A former St. Catherine University student accused of trying to join al-Qaida must stay in federal custody as she awaits trial on terrorism, arson and false statements charges, a judge ordered Tuesday.

While U.S. Magistrate Judge Steven Rau acknowledged 19-year-old Tnuza Jamal Hassan's young age moved him to welcome a challenge to her detention, he pointed to new evidence in ordering that she remain jailed. Hassan has been in federal custody since her January arrest after allegedly setting a series of fires on the St. Paul campus where she once attended classes. The fires came months after Hassan allegedly traveled as far as Dubai in a purported attempt to join al-Qaida in Afghanistan and weeks after she was turned away from boarding a flight to Ethiopia.

In its arguments against releasing Hassan, the government has also underscored that when asked after her arrest by law enforcement what she would do if she were released but not permitted to leave the U.S., Hassan allegedly replied, "Then I have the right to do jihad."

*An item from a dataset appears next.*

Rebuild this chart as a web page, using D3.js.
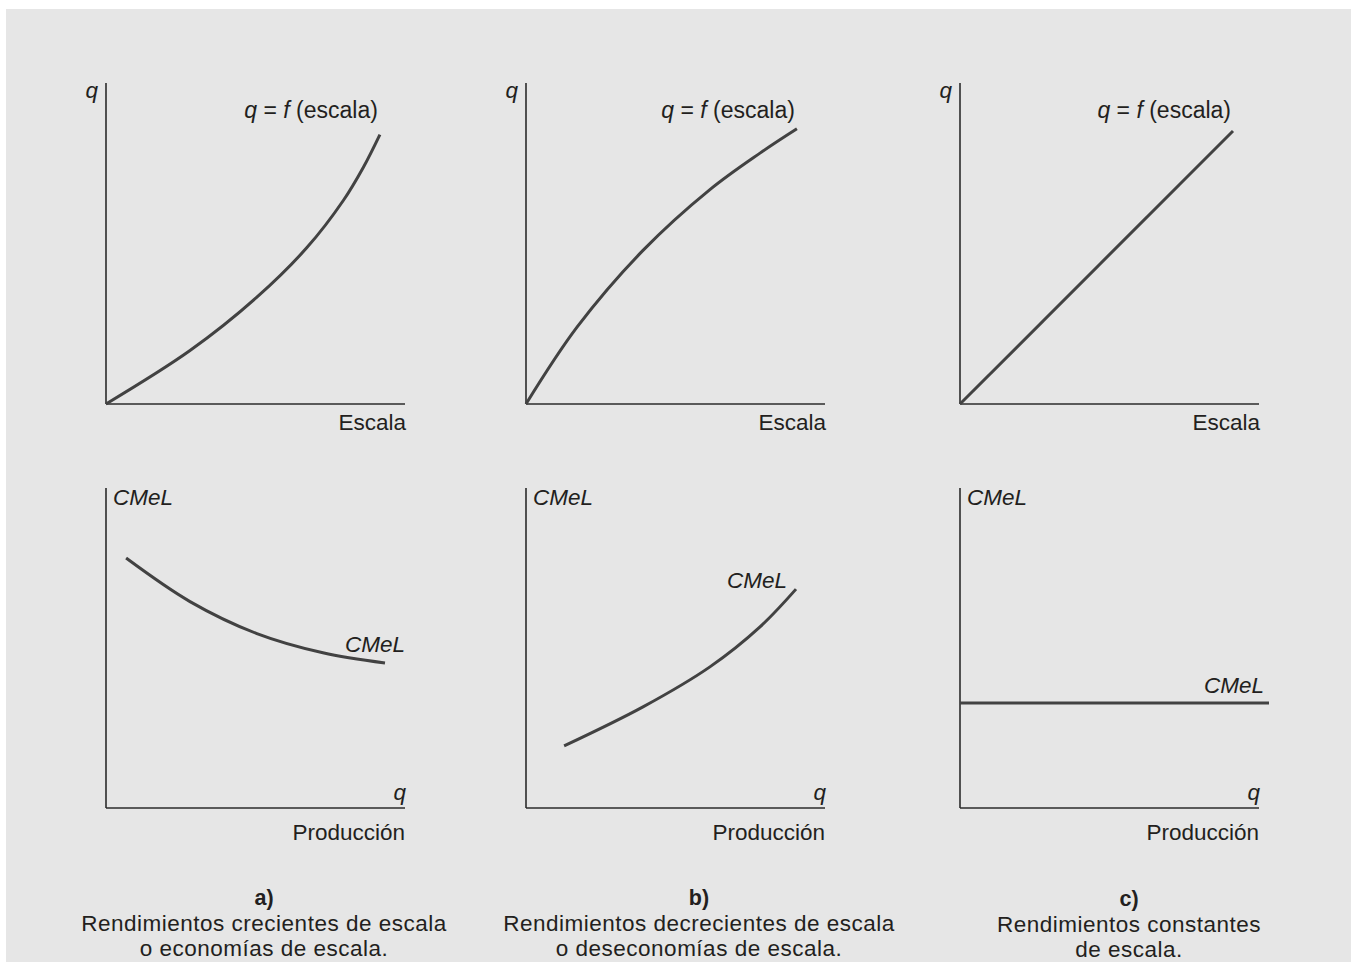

Rau in February invited Hassan's attorneys to supply more information to bolster their argument that Hassan should be released before trial, saying he did not have sufficient information about Hassan's relatives or proposed living arrangements to determine whether home confinement or GPS monitoring would be appropriate.

Earlier this month, attorneys Robert Sicoli and Joshua Johnson provided affidavits signed by Hassan's mother and older sister vowing to look after her, and the attorneys argued that a visit to the family's home by federal probation officers did not turn up anything problematic. Despite pointing out Hassan's "youthfulness," Rau determined that the seriousness of the charges against Hassan, the weight of the government's evidence, and her "personal character and danger to the community" meant that releasing her before trial would not be proper in this case. Rau added that Hassan's family's "good intentions ... do not satisfy me that the community would be safe."

In a memorandum filed late last week, prosecutors disclosed that FBI agents discovered "many files of concern" on a cellphone belonging to Hassan. The files included "several editions of terrorist propaganda that encourages individuals to conduct unlawful violence" and "schematics depicting two SCU buildings, St. Mary's Hall and Coeur de Catherine [the SCU student center]," that were allegedly saved to her phone in early January.

Assistant U.S. Attorney Charles Kovats said agents also found a document file on her phone that listed five phrases: "Backpack, Pressure Cooker, Metal Shards, Nails, Cell Phone." Kovats said the document was created Jan. 11, a day after Hassan's mother reported her missing. Prosecutors say Hassan hid out at the St. Catherine campus before resurfacing on Jan. 17, when she allegedly set multiple fires.

Speaking afterward, Sicoli said that he was "not surprised by the judge's ruling but a little disappointed."

"We didn't even have a chance to argue our motion — but that's the way the system works," Sicoli said. "We filed because he invited us to file it."

Rau also agreed Tuesday to push back Hassan's trial date until at least July. He said that he would either issue a new date or leave that matter to U.S. District Judge Patrick Schiltz, who will be presiding over the case in Minneapolis.

Rau will also be reviewing nine federal search warrants before weighing in on the defense's argument that the government relied on "overbroad" reasoning to gather evidence in the case.